Leuwiliang l Jurnal Bogor
Dunia pendidikan di Kabupaten Bogor menjadi sorotan setelah sejumlah wali murid mengeluhkan dana sumbangan pendidikan (DSP) di SMANi 1 Leuwiliang yang besarannya dinilaicukup fantastis disaat kondisi ekonomi sebagian besar masyarakat yang belum pulih.
Aktivis Bogor Barat Rahmatullah bahkan menegaskan, sumbangan tidak wajib bagi orang tua murid sehingga hal ini harus dipahami wali murid atau pun masyarakat lebih luas.
“Kami mengapresiasi kepada orang tua murid karena mereka telah ikut menyumbangkan agar pembangunan pendidikan tetap terealisasi. Namun kembali lagi, yang namanya sumbangan itu harus sesuai kemampuan,” kata Rahmatullah kepada Jurnal Bogor, Senin (12/9).
Menurutnya, sumbangan boleh lebih dari apa yang perlu disumbangkan, ataupun bisa kurang dari nilai itu. Rahmatullah. yang merupakan Direktur Eksekutif Lembaga Pemerhati Kebijakan Pemerintah (LPKP) dari STIH Dharma Andigha Bogor mengungkapkan, sekarang ini tak sedikit kondisi ekonomi masyarakat mengalami penurunan sehingga pihak sekolah harus mampu memahaminya.
“Jangan sampai membuat orang tua murid merasa tertekan akibat masalah ini.
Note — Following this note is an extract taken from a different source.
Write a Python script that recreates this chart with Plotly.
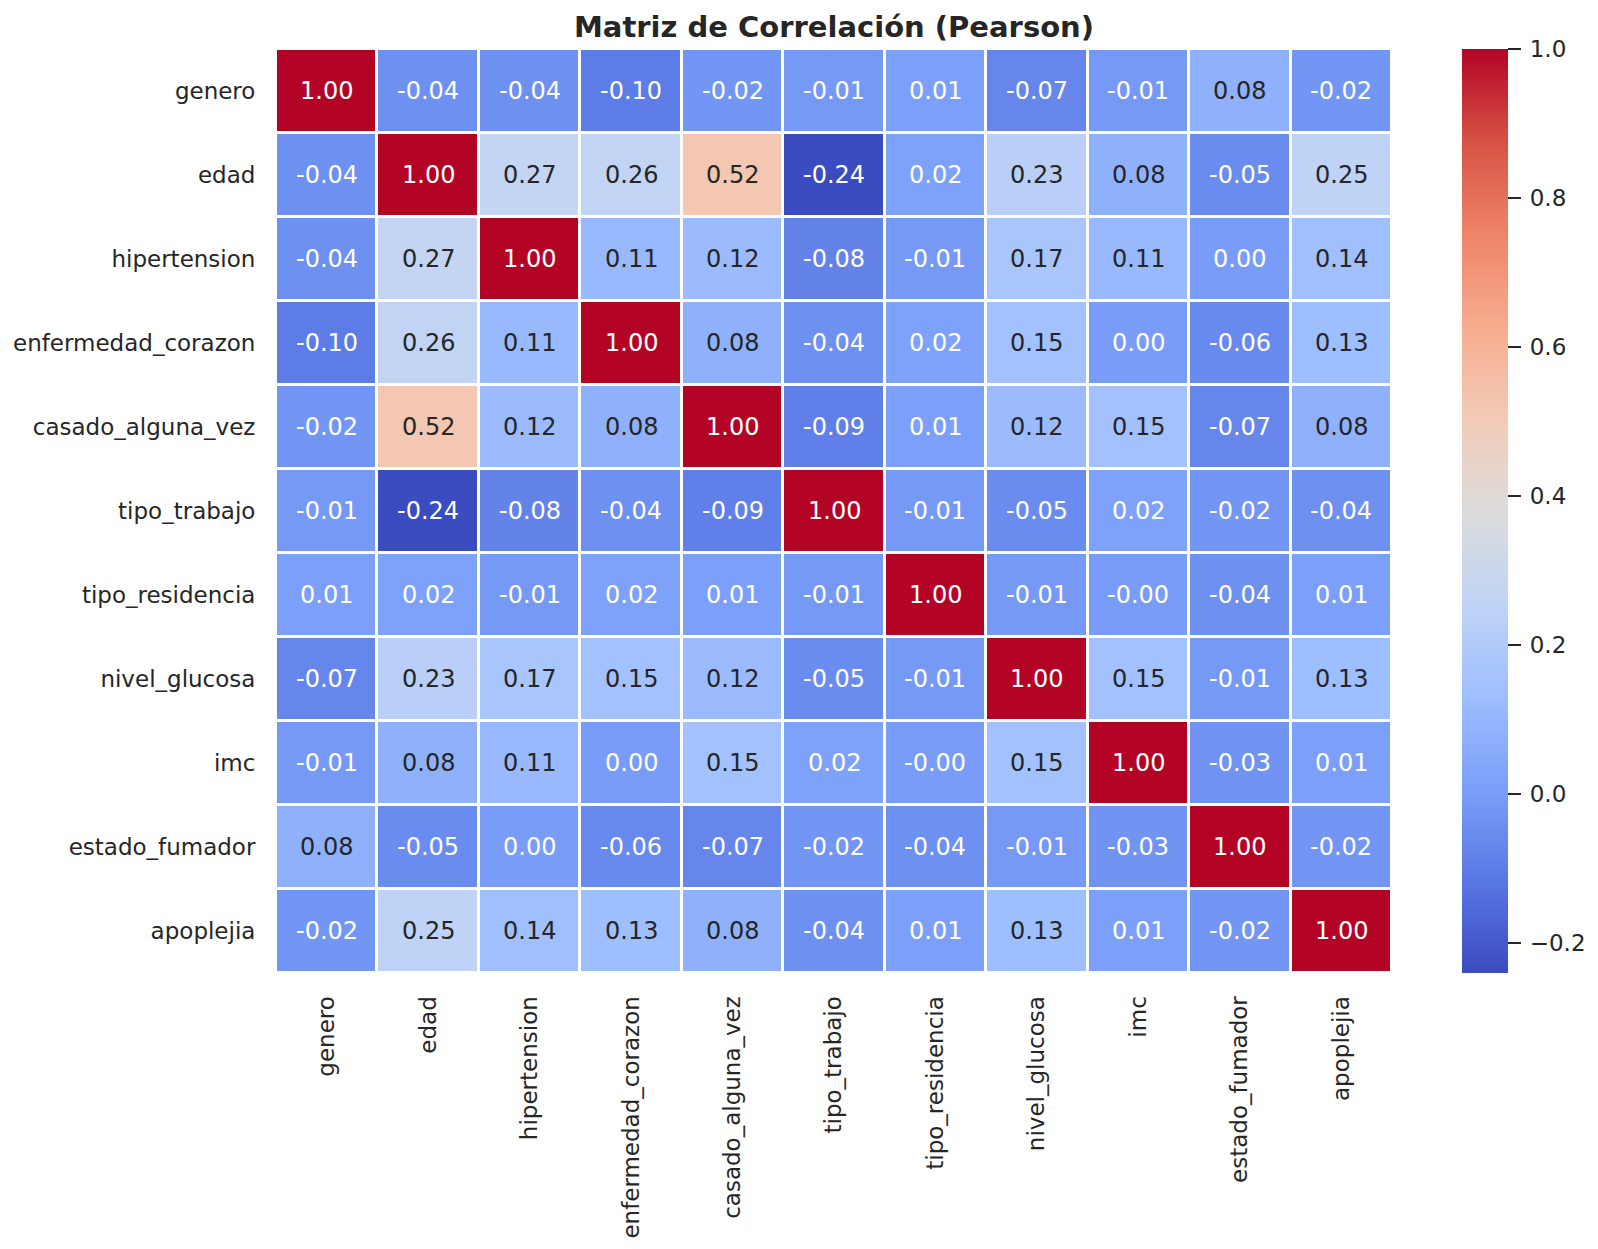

Karena sudah ada komite , lembaga pendidikan jangan terlalu jauh apalagi dijadikan ajang bisnis. Intinya sumbangan sekolah itu jangan sampai memberatkan orang tua murid,” ringkasnya.
Sementara anggota Komisi V DPRD Jawa Barat Asep Wahyu Wijaya menjelaskan mekanismenya kalau sekolah minta biaya pendidikan ke orang tua murid Itu harus melaui Komite Sekolah. “Intinya mereka (para orang tua siswa) harus rapat dengan komite terkait sumbangan itu, keberatan atau tidaknya,” kata Asep Wahyu Wijaya.
Jadi kata dia, komite harus aktif dan harus memediasi masalah tersebut. Sebab kalau pihak sekolah langsung ke orang tua murid itu tidak boleh. Asep Wahyu meminta persoalan yang dikeluhkan orang tua murid SMAN 1 Leuwiliang, itu harus diselesaikan lewat komite.
“Kesepakatan bulatnya besar kecilnya itu ada di komite, bahkan uangnya pun itu masuk ke rekening komite,” jelasnya.